Exclusive: Miranda Otto Says A Midwinter’s Tale Will Show a Softer Side of Zelda Spellman
In Chilling Adventures of Sabrina, the characters I loved the most were Prudence and Zelda. From the moment she flipped that paper down like a Bette Davis character she had stolen my heart. Not only is the character a deeply compelling anti-heroine, whose character journey is one of the most developed of the main characters, but we have a really great understanding of who and what Zelda loves and how deeply she will go to fight for it.
Portraying the imperfect maternal figure is Australian actress Miranda Otto, famous for playing Éowyn in the Lord of the Rings series where she uttered the best line in the entire trilogy. We had the blessed opportunity to speak to the actress about her coming into the role of Zelda and what we have to look forward to for the character as we get closer to the Christmas Special which will be airing on Netflix December 14, 2018.
Our first question was about the relationship between Sabrina and Zelda coming up in the holiday special and in the upcoming season. “They both want to lead in the holiday special. There are some moments where it’s very firey between them,” Otto says about the relationship between Zelda and Sabrina, “but [Zelda] is also very, very proud of Sabrina.” During the first season, there were a lot of conflicts between the two witches because of their opposing ideas of how to move forward. “They’re both leaders as characters” and that is the crux of their major disagreements.
What we also remember from the end of season one is that Zelda saves/kidnaps the first-born true daughter of Father Blackwood out of fear that the leader might get rid of her for being born before the boy twin. We asked Otto what this new material relationship will look like, especially since Hilda is moving out to do her own thing.
“Zelda is very taken with baby Letisha, very taken, she’s a little goo-goo over the baby,” Otto laughs. “She doesn’t trust what Father Blackwood would do to her as the twin of the boy when he really wants twin boys. It makes her even more special to Zelda and it’s a real tug-of-war for her this episode about what Zelda wants and what’s best for baby Letisha.”
As for the “subtle changes” between Hilda and Zelda now that the younger Spellman sister is going off to do her own thing Otto says that really “Hilda always does her own thing anyway” so the sister dynamic doesn’t completely change. “There are changes that are happening, but there are bigger shifts down the line” Otto teases us. After all not only is Hilda moving out of the sister-bedroom, but she is also pursuing a relationship with Dr. Cerberus.

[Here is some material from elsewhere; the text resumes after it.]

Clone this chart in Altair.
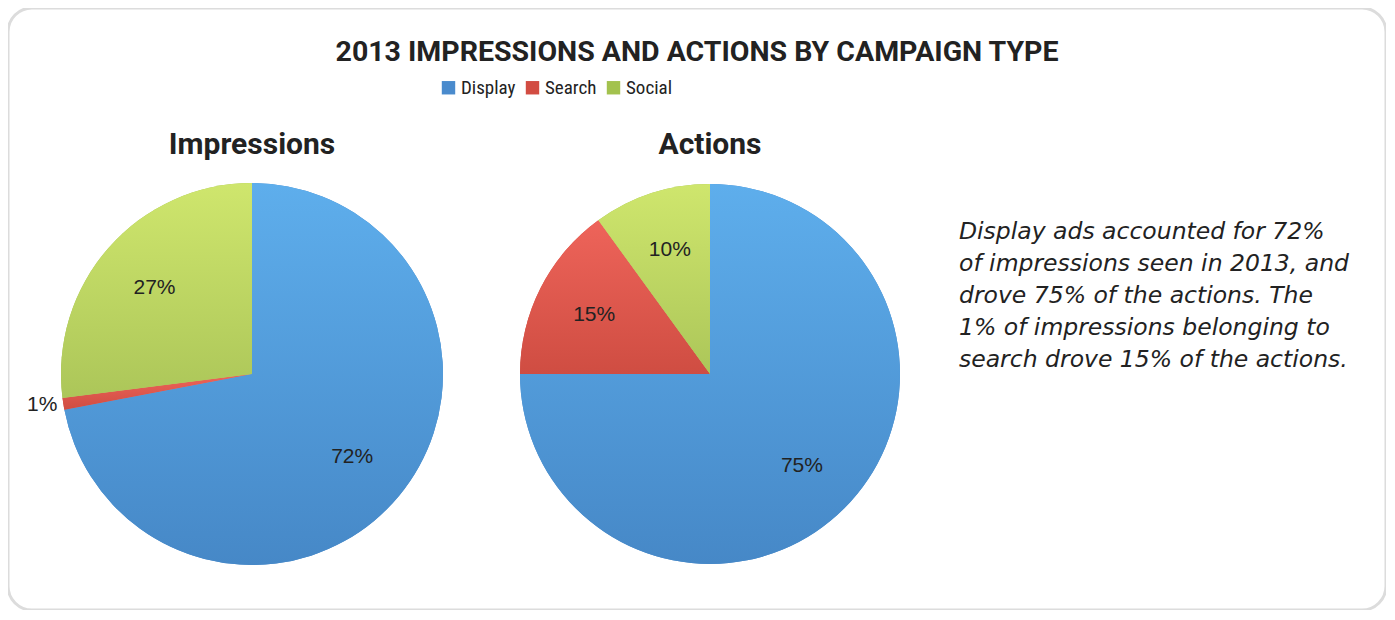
import math
import altair as alt
import pandas as pd

# ---------------- data ----------------
categories = ["Display", "Search", "Social"]
impressions = [72, 1, 27]
actions = [75, 15, 10]
pie_titles = ["Impressions", "Actions"]
title_text = ["2013 IMPRESSIONS AND ACTIONS BY CAMPAIGN TYPE"]
note_lines = [
    "Display ads accounted for 72%",
    "of impressions seen in 2013, and",
    "drove 75% of the actions. The",
    "1% of impressions belonging to",
    "search drove 15% of the actions.",
]

# ---------------- styles ----------------
legend_colors = ["#4A8BCD", "#D24C42", "#A3C24E"]
grad_top = ["#5EAEEC", "#EE645A", "#CFE66D"]
grad_bottom = ["#4688C7", "#CF4D42", "#ACC659"]
TXT = "#222222"
W, H = 1378, 602
pie_geo = [(244, 366, 191), (702, 366, 190)]   # centre x, centre y, radius (layout)

rows = []
for pie, vals in zip(pie_titles, [impressions, actions]):
    for i, (c, v) in enumerate(zip(categories, vals)):
        rows.append({"pie": pie, "category": c, "value": v, "order": i})
df = pd.DataFrame(rows)

total = max(sum(impressions), sum(actions))
theta_scale = alt.Scale(domain=[0, total], range=[0, 2 * math.pi])
color_scale = alt.Scale(domain=categories, range=legend_colors)
legend = alt.Legend(
    orient="none", legendX=431, legendY=70, direction="horizontal", columns=3,
    title=None, symbolType="square", symbolSize=180, symbolStrokeWidth=0,
    labelFontSize=19, labelFont="Liberation Sans Narrow, Roboto Condensed, Roboto",
    labelColor=TXT, columnPadding=7, labelOffset=3, padding=0,
)

layers = []
for pie, (cx, cy, r) in zip(pie_titles, pie_geo):
    base = (
        alt.Chart(df)
        .transform_filter(alt.datum.pie == pie)
        .transform_window(end="sum(value)", sort=[alt.SortField("order")], frame=[None, 0])
        .transform_calculate(
            start="datum.end - datum.value",
            mid="datum.end - datum.value / 2",
            label="datum.value + '%'",
        )
    )
    pos = dict(x=alt.value(cx), y=alt.value(cy))
    layers.append(
        base.mark_arc(strokeWidth=0).encode(
            theta=alt.Theta("start:Q", scale=theta_scale),
            theta2="end:Q",
            color=alt.Color("category:N", scale=color_scale, legend=legend),
            radius=alt.value(r),
            **pos,
        )
    )
    for j, cat in enumerate(categories):
        grad = alt.LinearGradient(
            gradient="linear",
            stops=[alt.GradientStop(color=grad_top[j], offset=0),
                   alt.GradientStop(color=grad_bottom[j], offset=1)],
            x1=0, x2=0, y1=0, y2=1,
        )
        layers.append(
            base.transform_filter(alt.datum.category == cat)
            .mark_arc(fill=grad, strokeWidth=0)
            .encode(
                theta=alt.Theta("start:Q", scale=theta_scale),
                theta2="end:Q",
                radius=alt.value(r),
                **pos,
            )
        )
    layers.append(
        base.transform_filter(alt.datum.value >= 5)
        .mark_text(font="Liberation Sans", fontSize=21, color=TXT, baseline="middle")
        .encode(theta=alt.Theta("mid:Q", scale=theta_scale), radius=alt.value(130),
                text="label:N", **pos)
    )
    layers.append(
        base.transform_filter(alt.datum.value < 5)
        .mark_text(font="Liberation Sans", fontSize=21, color=TXT, baseline="middle", align="right")
        .encode(theta=alt.Theta("mid:Q", scale=theta_scale), radius=alt.value(197),
                text="label:N", **pos)
    )
    layers.append(
        alt.Chart(pd.DataFrame({"t": [pie]}))
        .mark_text(font="Roboto", fontWeight="bold", fontSize=30, color=TXT,
                   align="center", baseline="middle")
        .encode(x=alt.value(cx), y=alt.value(137), text="t:N")
    )

layers.append(
    alt.Chart(pd.DataFrame({"t": title_text}))
    .mark_text(font="Roboto", fontWeight="bold", fontSize=28.5, color=TXT,
               align="center", baseline="middle")
    .encode(x=alt.value(689), y=alt.value(44), text="t:N")
)
layers.append(
    alt.Chart(pd.DataFrame({"t": [0]}))
    .mark_text(text=note_lines, font="DejaVu Sans", fontStyle="italic", fontSize=23.5,
               lineHeight=32, color=TXT, align="left", baseline="alphabetic")
    .encode(x=alt.value(951), y=alt.value(231))
)

chart = (
    alt.layer(*layers)
    .properties(width=W, height=H, padding=0)
    .configure_view(stroke="#DCDCDC", strokeWidth=3, cornerRadius=24)
)
chart.save("out.html", embed_options={"renderer": "svg", "actions": False})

In the “Christmas Special” Otto explains that it is a “very dangerous time for witches” because it’s a time when a lot of bad things can happen and “creatures play tricks on you and you really have to rely on each other” which means that element of trust will be key for their survival. “It was really fun playing with the world of the holiday season from the witch perspective and the traditions that Zelda loves. Zelda loves her witch traditions and routines and the structure, she loves it.”
With the task of channeling a character like Zelda, who is so larger than life, Otto does give credit to the hair and makeup department for creating a look that was able to assist in the transformation. “One of the first things for me that is super important is the costume and the hair. For me as an actor, if I can turn myself into [the character] when I put on the hair and the makeup then the character starts to come forth by itself. If you can make yourself believe it when you look in the mirror then a lot of the work is done for you in some ways. So we are really lucky to have such a great team with a great vision.” Including the 30s/40s film noir look that told Otto that the character “was glamours but tough and determined and a little bit loud sometimes.”
From the first reading, Otto believed in the project because not only could she see the vision, “the look of it, the world of it, the tone,” but how it deals with modern issues, horror, and the shifting tone of the storytelling. Plus, witches have remained a staple in the pop culture because the idea that women could have power is something “particularly, in this day and age, that women really identify with.”
That power is something Zelda herself perfectly encapsulates, but Otto does say that, in this special, we will be getting a “softer side of Zelda,” as well as a “slightly sillier and more emotional side,” because that’s what the holidays do to you. It’s an exciting promise for a character who has been so interesting and compelling in season one. Zelda’s ability to be so many things at once—a mother, an aunt, a leader, a supplicant, and a rebel, when it comes to it—is what makes her such a well-rounded and endearing character.
Also, Miranda Otto is an icon, so we love her in whatever she does.
Seeing where Zelda goes next as the inferred matriarch of the Spellman family will be exciting both in the Christmas Special and also in season two (or the second part of the series 20-episode order), which is going to air on April 5th of next year (the day before my 27th birthday, fyi). We’re looking forward to more Zelda, more witch hijinks, and more Satan.